Friday, September 21, 2012

Catching up



This year the boot fair season has, generally, been a disaster. The weather of course has been the main problem. Many washed out weekends; and if it wasn’t raining the fields in which most of these events happen remained too saturated, which led to more cancellations. On top of that my experience has been that even when I did manage a trudge around a damp field there were hardly any records to be found. On more than one occasion this year my swag bag remained completely empty, something I have not been used to before.

This all changed a few weeks ago though, and the record room (the dining room actually, which is now subject to very little dining being as it’s full of records and pets!) is now seemingly awash with boot fair, and charity shop, finds. Just like buses, the vinyl seems to have all come along at once since September started.

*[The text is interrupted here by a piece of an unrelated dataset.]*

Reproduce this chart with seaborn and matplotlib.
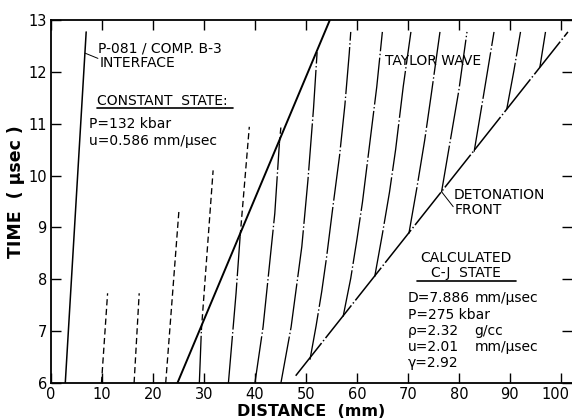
import matplotlib
matplotlib.use("Agg")
import matplotlib.pyplot as plt
import matplotlib.transforms as mtransforms
import seaborn as sns

# ---- data: distance (mm) and time (usec) -------------------------------
interface_x = [2.8, 6.9]
interface_t = [6.0, 12.77]

tail_x = [24.8, 54.7]
tail_t = [6.0, 13.0]

front_x = [48.0, 101.4]
front_t = [6.14, 12.77]

# particle paths inside the Taylor wave (dash-dot)
taylor_x = [
    [29.1, 29.5],
    [34.8, 36.3, 37.1],
    [40.0, 41.6, 43.9, 44.8],
    [45.1, 47.1, 49.2, 50.4, 51.5, 52.2],
    [50.8, 52.0, 53.1, 54.05, 55.3, 56.6, 57.65, 58.5, 58.8],
    [57.3, 58.8, 60.0, 61.1, 62.5, 63.9, 65.0],
    [63.5, 65.0, 66.4, 67.6, 69.1, 70.6],
    [70.2, 71.8, 73.3, 74.6, 76.3],
    [76.6, 78.3, 80.0, 81.6],
    [83.0, 84.8, 86.9],
    [89.4, 90.8, 92.1],
    [95.9, 97.0],
]
taylor_t = [
    [6.0, 7.02],
    [6.0, 7.73, 8.83],
    [6.0, 7.08, 9.27, 10.62],
    [6.0, 7.08, 8.63, 9.91, 11.3, 12.38],
    [6.45, 7.1, 7.76, 8.42, 9.4, 10.38, 11.36, 12.35, 12.77],
    [7.28, 8.02, 8.76, 9.49, 10.6, 11.71, 12.77],
    [8.05, 8.87, 9.68, 10.5, 11.72, 12.77],
    [8.88, 9.78, 10.68, 11.57, 12.77],
    [9.68, 10.66, 11.64, 12.77],
    [10.46, 11.52, 12.77],
    [11.28, 12.02, 12.77],
    [12.09, 12.77],
]

# particle paths in the constant state (dashed)
const_x = [
    [9.9, 11.1],
    [16.3, 17.3],
    [22.5, 25.1],
    [29.5, 31.8],
    [37.1, 38.9],
    [44.8, 45.1],
]
const_t = [
    [6.0, 7.73],
    [6.0, 7.73],
    [6.0, 9.33],
    [7.02, 10.1],
    [8.83, 10.94],
    [10.62, 10.94],
]

x_ticks = [0, 10, 20, 30, 40, 50, 60, 70, 80, 90, 100]
t_ticks = [6, 7, 8, 9, 10, 11, 12, 13]

constant_state = ["P=132 kbar", "u=0.586 mm/\u03bcsec"]
cj_names = ["D=7.886", "P=275 kbar", "\u03c1=2.32", "u=2.01", "\u03b3=2.92"]
cj_units = ["mm/\u03bcsec", "", "g/cc", "mm/\u03bcsec", ""]

# ---- figure ---------------------------------------------------------------
sns.set_theme(style="ticks")
plt.rcParams['font.family'] = ['DejaVu Sans']
plt.rcParams['lines.scale_dashes'] = False
INK = "black"
plt.rcParams.update({"text.color": INK, "axes.labelcolor": INK,
                     "xtick.color": INK, "ytick.color": INK})

fig = plt.figure(figsize=(5.72, 4.19), dpi=100)
ax = fig.add_axes([51 / 572, 36 / 419, 521 / 572, 363 / 419])

DASHDOT = (0, (34, 1.8, 1, 1.8))
DASHED = (0, (4.5, 2.5))


def path(xs, ts, lw, ls):
    sns.lineplot(x=xs, y=ts, ax=ax, sort=False, estimator=None,
                 color=INK, linewidth=lw, linestyle=ls)


path(interface_x, interface_t, 1.1, "-")
path(tail_x, tail_t, 1.4, "-")
path(front_x, front_t, 1.1, (0, (30, 1.8, 1, 1.8)))

for xs, ts in zip(taylor_x, taylor_t):
    path(xs, ts, 0.95, DASHDOT)

for xs, ts in zip(const_x, const_t):
    path(xs, ts, 0.95, DASHED)

ax.set_xlim(0, 102.2)
ax.set_ylim(6, 13)
ax.set_xticks(x_ticks)
ax.set_xticklabels([str(v) for v in x_ticks])
ax.set_yticks(t_ticks)
ax.tick_params(direction="in", length=7, width=1.0, top=True, right=True,
               labelsize=10.5, pad=3)
for side in ["left", "bottom", "top"]:
    ax.spines[side].set_linewidth(1.3)
    ax.spines[side].set_color(INK)
ax.spines["right"].set_visible(False)

# keep the last distance label inside the figure edge
last = ax.get_xticklabels()[-1]
last.set_transform(last.get_transform() +
                   mtransforms.ScaledTranslation(-4 / 72, 0, fig.dpi_scale_trans))

ax.set_xlabel("DISTANCE  (mm)", fontsize=11.5, fontweight="bold", labelpad=1)
ax.set_ylabel("TIME  ( \u03bcsec )", fontsize=12.5, fontweight="bold")
ax.yaxis.set_label_coords(-0.05, 0.526)

# ---- annotations -----------------------------------------------------------
fs = 10
ax.text(9.2, 12.46, "P-081 / COMP. B-3", fontsize=fs, va="center", ha="left")
ax.text(9.6, 12.17, "INTERFACE", fontsize=fs, va="center", ha="left")
ax.plot([6.7, 9.2], [12.36, 12.26], color=INK, lw=0.7)

ax.text(9.1, 11.36, "CONSTANT  STATE:", fontsize=fs, va="baseline", ha="left")
ax.plot([8.95, 35.75], [11.31, 11.31], color=INK, lw=1.2)
for i, line in enumerate(constant_state):
    ax.text(7.4, 11.0 - 0.33 * i, line, fontsize=fs, va="center", ha="left")

ax.text(65.5, 12.2, "TAYLOR WAVE", fontsize=fs, va="center", ha="left")

ax.text(78.9, 9.62, "DETONATION", fontsize=fs, va="center", ha="left")
ax.text(79.2, 9.33, "FRONT", fontsize=fs, va="center", ha="left")
ax.plot([76.6, 78.9], [9.69, 9.40], color=INK, lw=0.7)

ax.text(81.3, 8.41, "CALCULATED", fontsize=fs, va="center", ha="center")
ax.text(81.3, 8.125, "C-J  STATE", fontsize=fs, va="center", ha="center")
ax.plot([71.7, 91.2], [7.97, 7.97], color=INK, lw=1.2)

for i, (name, unit) in enumerate(zip(cj_names, cj_units)):
    t = 7.63 - 0.312 * i
    ax.text(70.0, t, name, fontsize=fs, va="center", ha="left")
    if unit:
        ax.text(83.1, t, unit, fontsize=fs, va="center", ha="left")

fig.savefig("out.png", dpi=100, facecolor="white")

Not much of this vinyl has been in the genres I stick to here – i.e. soul, funk, reggae, and jazz - but there has been some.

Where to start?

Two weeks running I have picked up bargains (50p or less) at boot sales from sellers I knew, or discovered, were established record dealers/traders. This ”Curley Moore” 45, for example, I bought from a guy I know to be a dealer who also has his own website selling soul and funk stuff at reasonable (but not cheap) prices, and I’m sure this 45 could have featured and sold for much more than 50p on his website. Occasionally I see him at a local boot fair knocking stuff out at no more than a pound. He has apparently got about 10,000 records in a lock up somewhere so I suppose now and then he has to have a purge, and I guess it’s inevitable that a few pearls will get mixed in to the more general run of the mill bits he is trying to clear.   

He, of course, may not think this 45 is a pearl, and his friend who seems to always accompany him at the fairs certainly didn’t know it, although I think he suspected it shouldn’t have been nestling in a chirpy chirpy cheap bin. Damn, the titles are clues enough!

Even if it transpired that the grooves of this 45 contained rubbish it is certainly worth 50p for the label. Look more closely at the label though and it becomes clear this 45 has a NOLA pedigree – a certain Mr Eddie Bo(cage) is all over the credits and has most certainly has more to do with this 45 than Curley Moore hence my use of the quotation marks above . Dropping the needle confirms that what’s in the grooves is far from rubbish, but also not funk in the classic sense. Two sides that are, I think,  actually more akin to freakbeat than funk, but they really hit the spot. On the A side it’s Eddie Bo playing the organ and in so doing adding the funky icing to the freaky cake.